5 Blue Note classics from pianist Horace Silver – all packaged together here in cool LP-styled sleeves! First up is Doin The Thing – one of the few live recordings ever done by Horace Silver during his Blue Note years – a real surprise, considering what
a crowd pleaser he was at the time! The set catches Horace working with that great quintet that graced most of his best early Blue Notes – with Blue Mitchell on trumpet, Junior Cook on tenor, Gene Taylor on bass, and the always-amazing Roy Brooks on drums. The groove is tight tight tight, and the live set crackles with the same sort of energy as the live sessions by the Jazz Messengers on Blue Note – rolling soul
jazz, but with a bit of a lyrical touch to flesh things out. Because of the live setting, tracks are a bit longer than the usual Silver session – which makes for freer soloing, and a bit of a rougher edge that keeps things lively throughout. Titles include "The Gringo", "Filthy McNasty", and "Doin' The Thing". Cape Verdean Blues is a classic set from Horace Silver – one in which his quintet is expanded by some great guest work from trombonist JJ Johnson! Johnson's at the height of his 60s powers here – blowing with that lean, soul
ful style that always made any record sparkle – and although he's only on half of the tracks on the date, his presence is more than worth the heavy billing he gets on the cover! Other great members of the group include Woody Shaw on trumpet, Joe Henderson on tenor, and rhythm from Bob Cranshaw on bass and Roger Humphries on drums – all coming together with that wonderful 60s Silver groove. The set's filled with sweetly grooving originals by Horace – a blueprint for the exotic style of soul
jazz he helped to forge at the time – great writing all around, on titles that include "Mo Joe", "Nutville", "Bonita", "The African Queen", and "Pretty Eyes". Tokyo Blues is one of Horace Silver's greatest records ever – and the album that always makes us remember how many of his tunes are now etched in the memory of modern jazz! The album's got a slightly exotic bent that you might guess from the title – a furthering of the sound that Silver first started on his own after breaking with Art Blakey – a hint of more cosmic modes to come in soul
jazz, yet still served up here with more of the punch you might expect from 60s Blue Note. The group is great – with Blue Mitchell on trumpet and Junior Cook on tenor – both super-tight at the start of the tunes, then breaking off into deeply personal territory on their solos.
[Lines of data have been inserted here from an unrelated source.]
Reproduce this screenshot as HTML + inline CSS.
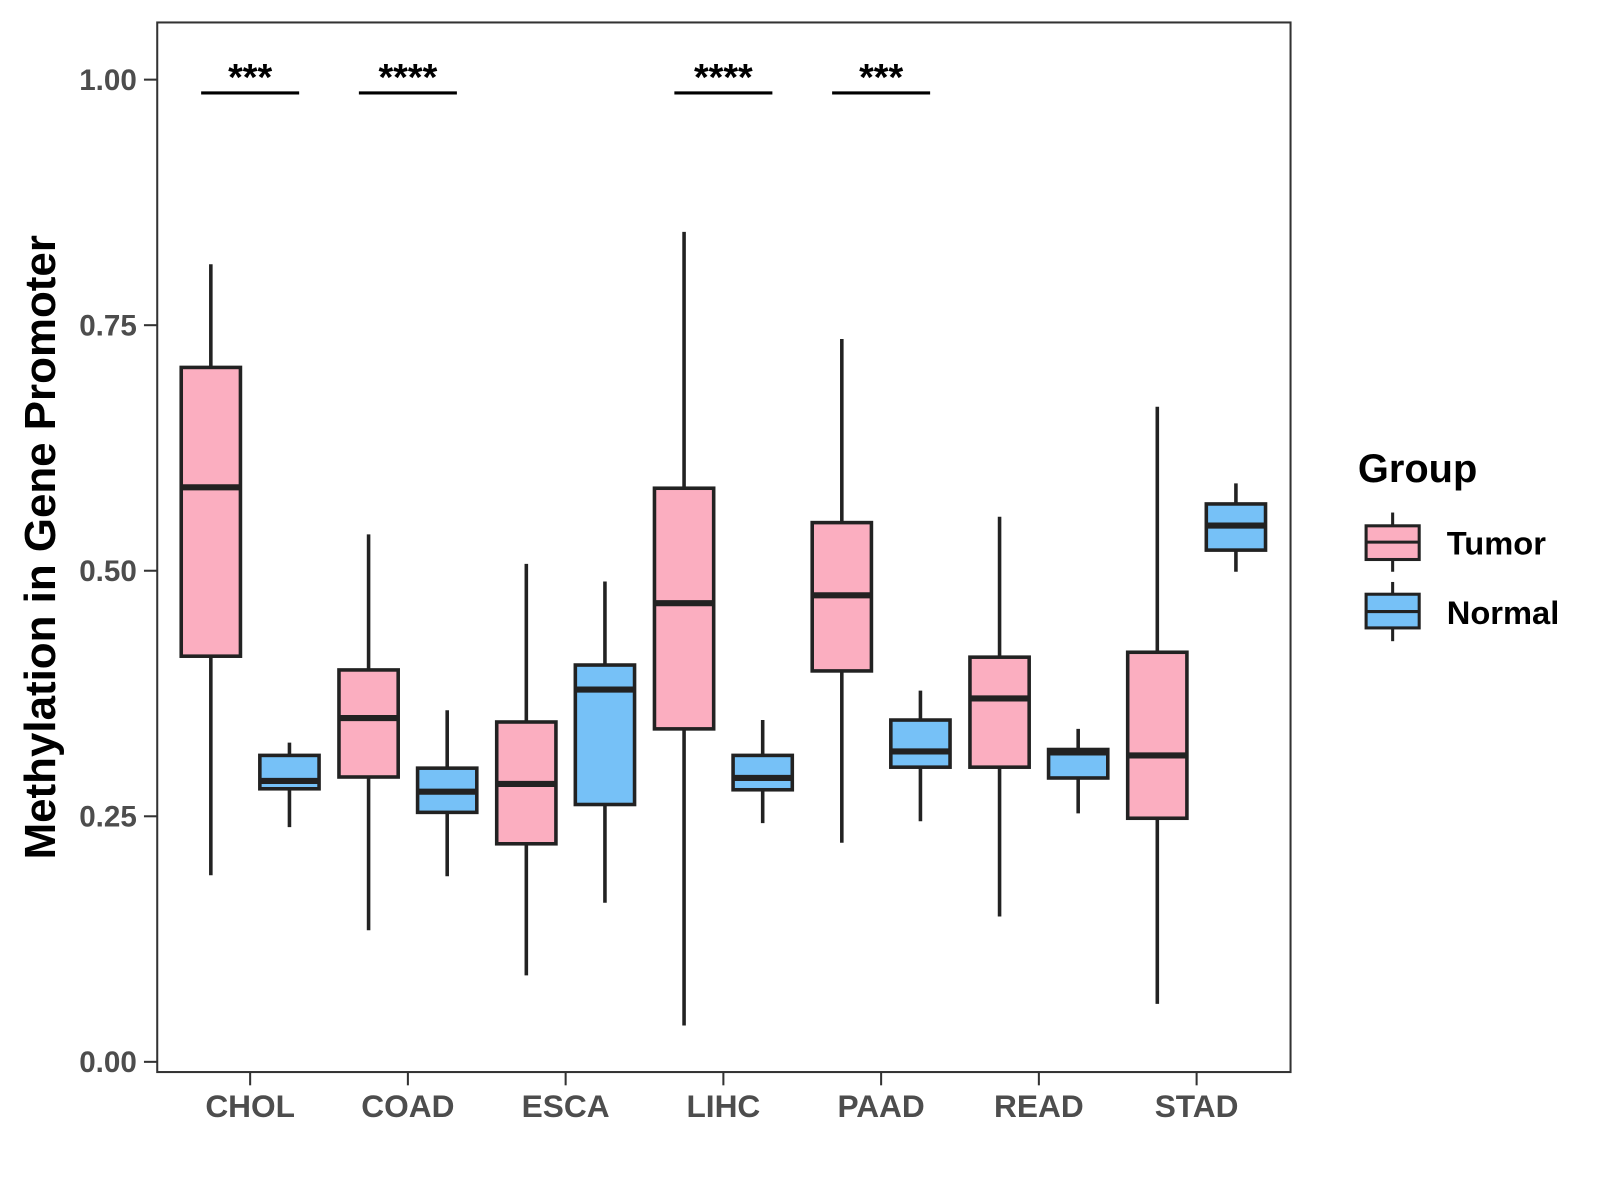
<!DOCTYPE html>
<html><head><meta charset="utf-8">
<style>
html,body{margin:0;padding:0;background:#fff;}
svg{display:block;font-family:"Liberation Sans",Arial,sans-serif;}
</style></head>
<body>
<svg id="chart" width="1600" height="1200" viewBox="0 0 1600 1200">
<rect x="0" y="0" width="1600" height="1200" fill="#fff"/>
<g transform="scale(1.021)">
<g id="plot"></g>
<rect x="154" y="22" width="1110" height="1028" fill="none" stroke="#333" stroke-width="2"/>
<text transform="translate(54,536) rotate(-90)" text-anchor="middle" font-size="43" font-weight="bold" fill="#000">Methylation in Gene Promoter</text>
<g>
<text x="1330" y="472" font-size="39" font-weight="bold">Group</text>
<g>
<line x1="1364" y1="502" x2="1364" y2="560" stroke="#222" stroke-width="3"/>
<rect x="1338" y="515" width="52" height="33" fill="#FBAEC0" stroke="#222" stroke-width="3"/>
<line x1="1338" y1="531" x2="1390" y2="531" stroke="#222" stroke-width="3"/>
<text x="1417" y="543" font-size="32" font-weight="bold">Tumor</text>
</g>
<g>
<line x1="1364" y1="570" x2="1364" y2="628" stroke="#222" stroke-width="3"/>
<rect x="1338" y="582" width="52" height="33" fill="#76C1F7" stroke="#222" stroke-width="3"/>
<line x1="1338" y1="599" x2="1390" y2="599" stroke="#222" stroke-width="3"/>
<text x="1417" y="611" font-size="32" font-weight="bold">Normal</text>
</g>
</g>
</g>
</svg>
<script>
const categories = ["CHOL","COAD","ESCA","LIHC","PAAD","READ","STAD"];
// [low, q1, median, q3, high]
const tumorStats = [
 [0.190,0.413,0.585,0.707,0.812],
 [0.134,0.290,0.350,0.399,0.537],
 [0.088,0.222,0.283,0.346,0.507],
 [0.037,0.339,0.467,0.584,0.845],
 [0.223,0.398,0.475,0.549,0.736],
 [0.148,0.300,0.370,0.412,0.555],
 [0.059,0.248,0.312,0.417,0.667]
];
const normalStats = [
 [0.239,0.278,0.286,0.312,0.325],
 [0.189,0.254,0.275,0.299,0.358],
 [0.162,0.262,0.379,0.404,0.489],
 [0.243,0.277,0.289,0.312,0.348],
 [0.245,0.300,0.316,0.348,0.378],
 [0.253,0.289,0.315,0.318,0.339],
 [0.499,0.521,0.546,0.568,0.589]
];
const yTicks = [0,0.25,0.5,0.75,1.0];
const yTickLabels = ["0.00","0.25","0.50","0.75","1.00"];
const sigLabels = ["***","****","","****","***","",""];

const NS="http://www.w3.org/2000/svg";
const g=document.getElementById('plot');
function y(v){return 1040-(v)*962;}
function x(i){return 245+i*154.5;}
function el(tag,attrs,parent){const e=document.createElementNS(NS,tag);for(const k in attrs)e.setAttribute(k,attrs[k]);(parent||g).appendChild(e);return e;}

yTicks.forEach((t,i)=>{
 const tk=el('line',{x1:141,x2:154,y1:y(t),y2:y(t),stroke:'#333','stroke-width':2});
 
 
 const tx=el('text',{x:134,y:y(t)+10,'text-anchor':'end','font-size':29,'font-weight':'bold',fill:'#4d4d4d'});
 tx.textContent=yTickLabels[i];
 
 
});
categories.forEach((c,i)=>{
 const tk=el('line',{x1:x(i),x2:x(i),y1:1050,y2:1063,stroke:'#333','stroke-width':2});
 
 
 const tx=el('text',{x:x(i),y:1094,'text-anchor':'middle','font-size':31,'font-weight':'bold',fill:'#4d4d4d'});
 tx.textContent=c;
 
 
});
function box(cx,s,fill,name){
 const grp=el('g',{});
 
 
 el('line',{x1:cx,x2:cx,y1:y(s[0]),y2:y(s[4]),stroke:'#222','stroke-width':3.5},grp);
 el('rect',{x:cx-29,y:y(s[3]),width:58,height:y(s[1])-y(s[3]),fill:fill,stroke:'#222','stroke-width':3.5},grp);
 el('line',{x1:cx-29,x2:cx+29,y1:y(s[2]),y2:y(s[2]),stroke:'#222','stroke-width':6},grp);
}
categories.forEach((c,i)=>{
 box(x(i)-38.5,tumorStats[i],'#FBAEC0','box-tumor-'+c.toLowerCase());
 box(x(i)+38.5,normalStats[i],'#76C1F7','box-normal-'+c.toLowerCase());
 if(sigLabels[i]){
  const ln=el('line',{x1:x(i)-48,x2:x(i)+48,y1:91,y2:91,stroke:'#000','stroke-width':3});
  
  
  const t=el('text',{x:x(i),y:88,'text-anchor':'middle','font-size':37,'font-weight':'bold'});
  t.textContent=sigLabels[i];
  
  
 }
});
</script>
</body></html>
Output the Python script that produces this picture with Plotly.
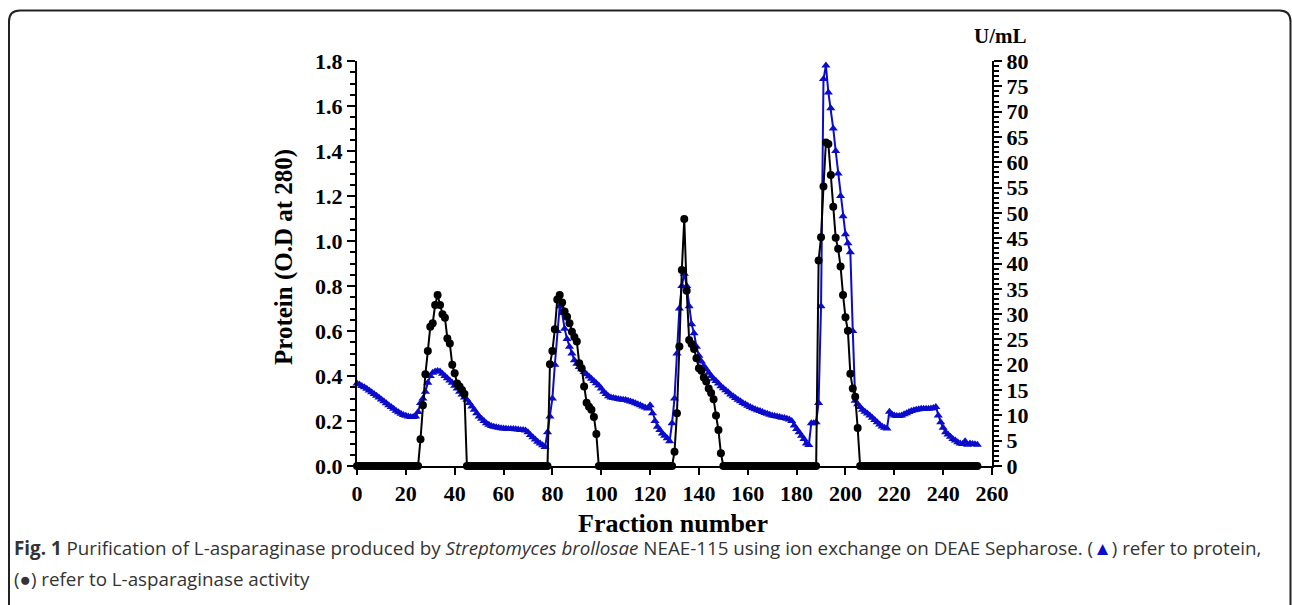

Rhythm is from Gene Taylor on bass and John Harris on drums – the latter a lesser-known compatriot of Silver, but one with a nicely loose sensibility that really adds a lot to the record. The writing is great – and titles include "Sayanara Blues", "Tokyo Blues", "Ah So", "Cherry Blossom", and "Too Much Sake". Silver's Serenade is a bit less well-known than some of the real Horace Silver classics on Blue Note – but an incredible record that shows the Silver Quintet at all its lyrical best! The record is a masterpiece of original voicings from Horace – not just in the unique tunes he penned for the set, but also in the strong direction he gives the group – a well-knit lineup that includes Blue Mitchell on trumpet, Junior Cook on tenor, Gene Taylor on bass, and Roy Brooks on drums – all coming together with some of the most fluid, most intuitive energy of any combo of the time! The melodic themes are structured loosely, so that Mitchell, Cook, and Silver can extrapolate on beautifully-spun solos – and titles include "Sweet Sweetie Dee", "Nineteen Bars", "The Dragon Lady", "Silver's Serenade", and "Let's Get To The Nitty Gritty". Further Explorations is a a set of complicated tunes that really lives up to its "further explorations" title! The session's a perfect example of the way that Silver was mixing hard bop sensibilities with more exotic styles of arranging in the late 50s – pushing past the straighter bop of his Jazz Messengers years, and moving into a territory that can only be described as "Silver-esque", and which went onto have a strong impact on many other players in years to come. And although not as well known as some of Silver's other classics from the time, the album's got some key tracks that show his talents at their best – like the genius "Moon Rays", or other originals that include "The Outlaw", "Melancholy Mood", "Pyramid", and "Safari". The group, which features Clifford Jordan on tenor and Art Farmer on trumpet, has an emotional maturity that you don't always get on Blue Note sessions from these days – and the album is a hauntingly lyrical batch of tracks that is among some of Silver's finest recorded work!